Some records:

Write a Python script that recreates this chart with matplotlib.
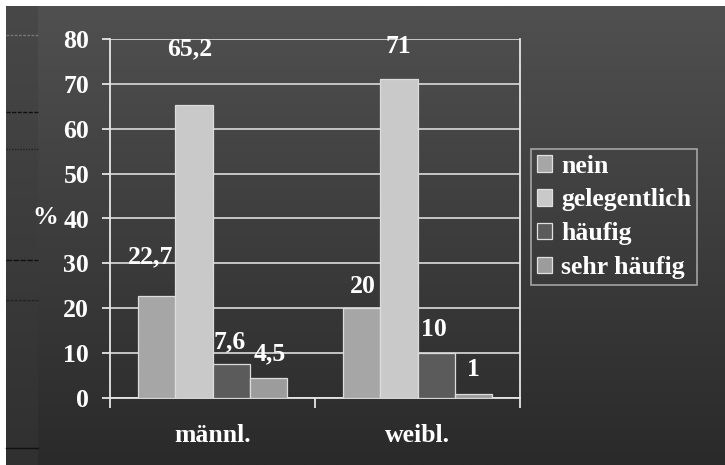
import numpy as np
import matplotlib
matplotlib.use("Agg")
import matplotlib.pyplot as plt

# data
categories = ["männl.", "weibl."]
series_names = ["nein", "gelegentlich", "häufig", "sehr häufig"]
nein = [22.7, 20]
gelegentlich = [65.2, 71]
haeufig = [7.6, 10]
sehr_haeufig = [4.5, 1]
value_labels = [["22,7", "20"], ["65,2", "71"], ["7,6", "10"], ["4,5", "1"]]
y_ticks = [0, 10, 20, 30, 40, 50, 60, 70, 80]

# styling
colors = ["#a6a6a6", "#c9c9c9", "#5b5b5b", "#9c9c9c"]
label_offsets = [[28, 16], [41, 24], [16, 17], [17, 17]]  # points above bar top
label_dx = [[-4, 1], [-3, 0], [-1, -2], [1, 0]]

plt.rcParams["font.family"] = ["Liberation Serif", "DejaVu Serif"]
plt.rcParams["font.weight"] = "bold"
FS = 18.5

fig = plt.figure(figsize=(7.25, 4.65), dpi=100)

# slide background: dark vertical gradient with white top/left edge
bg = fig.add_axes([0, 0, 1, 1], zorder=-10)
bg.set_xlim(0, 725)
bg.set_ylim(465, 0)
bg.axis("off")
grad = np.linspace(0, 1, 256).reshape(-1, 1)
top_c = np.array([0x50, 0x50, 0x50]) / 255
bot_c = np.array([0x2a, 0x2a, 0x2a]) / 255
img = top_c + (bot_c - top_c) * grad
bg.imshow(img.reshape(256, 1, 3), extent=[6, 725, 465, 7], aspect="auto")
s_top = np.array([0x48, 0x48, 0x48]) / 255
s_bot = np.array([0x30, 0x30, 0x30]) / 255
strip = s_top + (s_bot - s_top) * grad
bg.imshow(strip.reshape(256, 1, 3), extent=[6, 38, 465, 7], aspect="auto")
for yy, ls, c in [(35, (0, (2, 1)), "#777777"), (112, (0, (3, 1)), "#111111"),
                  (149, (0, (1, 1)), "#222222"), (260, (0, (4, 1)), "#111111"),
                  (300, (0, (2, 1)), "#222222"), (448, "-", "#111111")]:
    bg.plot([6, 38], [yy, yy], color=c, lw=1, ls=ls)

ax = fig.add_axes([110 / 725, 1 - 398 / 465, 410 / 725, 359 / 465])
ax.set_facecolor("none")

x = np.arange(len(categories))
w = 0.182
all_series = [nein, gelegentlich, haeufig, sehr_haeufig]
for i, (vals, name) in enumerate(zip(all_series, series_names)):
    xs = x + (i - 1.5) * w
    ax.bar(xs, vals, width=w, color=colors[i], edgecolor="#dcdcdc",
           linewidth=0.9, label=name, zorder=3)
    for j, v in enumerate(vals):
        ax.annotate(value_labels[i][j], (xs[j], v),
                    xytext=(label_dx[i][j], label_offsets[i][j]),
                    textcoords="offset points", ha="center", va="center",
                    color="white", fontsize=FS, fontweight="bold", zorder=4)

ax.set_xlim(-0.5, 1.5)
ax.set_ylim(0, 80)
ax.set_yticks(y_ticks)
ax.set_yticklabels([str(t) for t in y_ticks])
ax.set_xticks(x)
ax.set_xticklabels(categories)
ax.set_xticks([-0.5, 0.5, 1.5], minor=True)

ax.yaxis.grid(True, color="#d0d0d0", lw=1.3, zorder=1)
ax.set_axisbelow(True)
for s in ["left", "bottom", "right"]:
    ax.spines[s].set_color("#e6e6e6")
    ax.spines[s].set_linewidth(1.3)
ax.spines["top"].set_visible(False)

ax.tick_params(axis="y", colors="#e6e6e6", labelcolor="white", length=6,
               width=1.3, pad=9, labelsize=FS)
ax.tick_params(axis="x", which="major", length=0, pad=19, labelcolor="white",
               labelsize=FS)
ax.tick_params(axis="x", which="minor", length=7, width=1.3, colors="#e6e6e6")

fig.text(45 / 725, 1 - 218 / 465, "%", color="white", fontsize=FS,
         fontweight="bold", ha="center", va="center")

leg = ax.legend(loc="upper left", bbox_to_anchor=(531 / 725, 1 - 149 / 465),
                bbox_transform=fig.transFigure, borderaxespad=0,
                frameon=True, fancybox=False, handlelength=0.6,
                handleheight=0.6, handletextpad=0.35, labelspacing=0.42,
                borderpad=0.22, fontsize=FS)
leg.get_frame().set_facecolor("none")
leg.get_frame().set_edgecolor("#bdbdbd")
leg.get_frame().set_linewidth(1.2)
for t in leg.get_texts():
    t.set_color("white")
for h in leg.legend_handles:
    h.set_edgecolor("#e0e0e0")

fig.savefig("out.png", dpi=100, facecolor="white")
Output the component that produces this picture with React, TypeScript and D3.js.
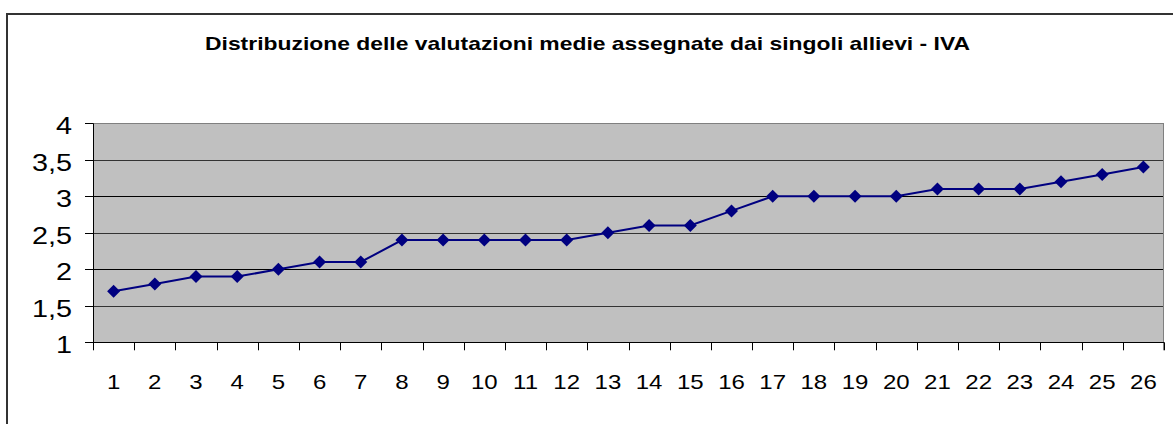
import React from "react";
import * as d3 from "d3";

const title = "Distribuzione delle valutazioni medie assegnate dai singoli allievi - IVA";
const categories = ["1","2","3","4","5","6","7","8","9","10","11","12","13","14","15","16","17","18","19","20","21","22","23","24","25","26"];
const values = [1.7,1.8,1.9,1.9,2.0,2.1,2.1,2.4,2.4,2.4,2.4,2.4,2.5,2.6,2.6,2.8,3.0,3.0,3.0,3.0,3.1,3.1,3.1,3.2,3.3,3.4];
const yTicks = [1,1.5,2,2.5,3,3.5,4];

export default function App() {
  const W = 1173, H = 424;
  const left = 93, right = 1164, top = 123.3, bottom = 342.3;
  const x = d3.scaleBand<string>().domain(categories).range([left, right]);
  const y = d3.scaleLinear().domain([1, 4]).range([bottom, top]);
  const fmt = (v: number) => String(v).replace(".", ",");
  const line = d3.line<number>()
    .x((_, i) => x(categories[i])! + x.bandwidth() / 2)
    .y((d) => y(d));
  const r = 6.5;
  const diamond = `M0,${-r}L${r},0L0,${r}L${-r},0Z`;
  const font = "'Liberation Sans', Arial, sans-serif";
  return (
    <svg width={W} height={H} style={{ position: "absolute", left: 0, top: 0 }} fontFamily={font}>
      <rect x={0} y={0} width={W} height={H} fill="#fff" />
      <path d={`M7,${H + 5} V14 H${W + 5}`} fill="none" stroke="#333" strokeWidth={2} />
      <text x={587.5} y={50} textAnchor="middle" fontWeight="bold" fontSize={19}
        textLength={765} lengthAdjust="spacingAndGlyphs">{title}</text>
      <rect x={left} y={top} width={right - left} height={bottom - top} fill="#c0c0c0" />
      {yTicks.filter((t) => t > 1).map((t) => (
        <line key={t} x1={left} x2={right} y1={Math.round(y(t)) + 0.5} y2={Math.round(y(t)) + 0.5}
          stroke={t === 4 ? "#808080" : t % 1 ? "#333" : "#000"} strokeWidth={1} />
      ))}
      <line x1={right - 0.5} x2={right - 0.5} y1={top} y2={bottom + 8} stroke="#808080" />
      <line x1={left + 0.5} x2={left + 0.5} y1={top} y2={bottom + 8} stroke="#000" />
      <line x1={left} x2={right} y1={Math.round(bottom) + 0.5} y2={Math.round(bottom) + 0.5} stroke="#000" />
      {yTicks.map((t) => (
        <g key={t}>
          <line x1={left - 8} x2={left} y1={Math.round(y(t)) + 0.5} y2={Math.round(y(t)) + 0.5} stroke="#000" />
          <text transform={`translate(72,${y(t) + 10.8}) scale(1.2,1)`} textAnchor="end" fontSize={24}>{fmt(t)}</text>
        </g>
      ))}
      {categories.map((c) => (
        <g key={c}>
          <line x1={Math.round(x(c)! + x.bandwidth()) + 0.5} x2={Math.round(x(c)! + x.bandwidth()) + 0.5}
            y1={bottom} y2={bottom + 8} stroke="#000" />
          <text transform={`translate(${x(c)! + x.bandwidth() / 2},388.5) scale(1.2,1)`} textAnchor="middle" fontSize={20}>{c}</text>
        </g>
      ))}
      <path d={line(values)!} fill="none" stroke="#000080" strokeWidth={2} />
      {values.map((v, i) => (
        <path key={i} d={diamond} transform={`translate(${x(categories[i])! + x.bandwidth() / 2},${y(v)})`} fill="#000080" />
      ))}
    </svg>
  );
}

● PROBLEM TO WORK ON
Reproduce the data above exactly, but only from the line containing "Output the component" through the line containing "const yTicks = [1,1.5,2,2.5,3,3.5,4];"; skip the pictures.

● ANSWER IN FULL
Output the component that produces this picture with React, TypeScript and D3.js.
import React from "react";
import * as d3 from "d3";

const title = "Distribuzione delle valutazioni medie assegnate dai singoli allievi - IVA";
const categories = ["1","2","3","4","5","6","7","8","9","10","11","12","13","14","15","16","17","18","19","20","21","22","23","24","25","26"];
const values = [1.7,1.8,1.9,1.9,2.0,2.1,2.1,2.4,2.4,2.4,2.4,2.4,2.5,2.6,2.6,2.8,3.0,3.0,3.0,3.0,3.1,3.1,3.1,3.2,3.3,3.4];
const yTicks = [1,1.5,2,2.5,3,3.5,4];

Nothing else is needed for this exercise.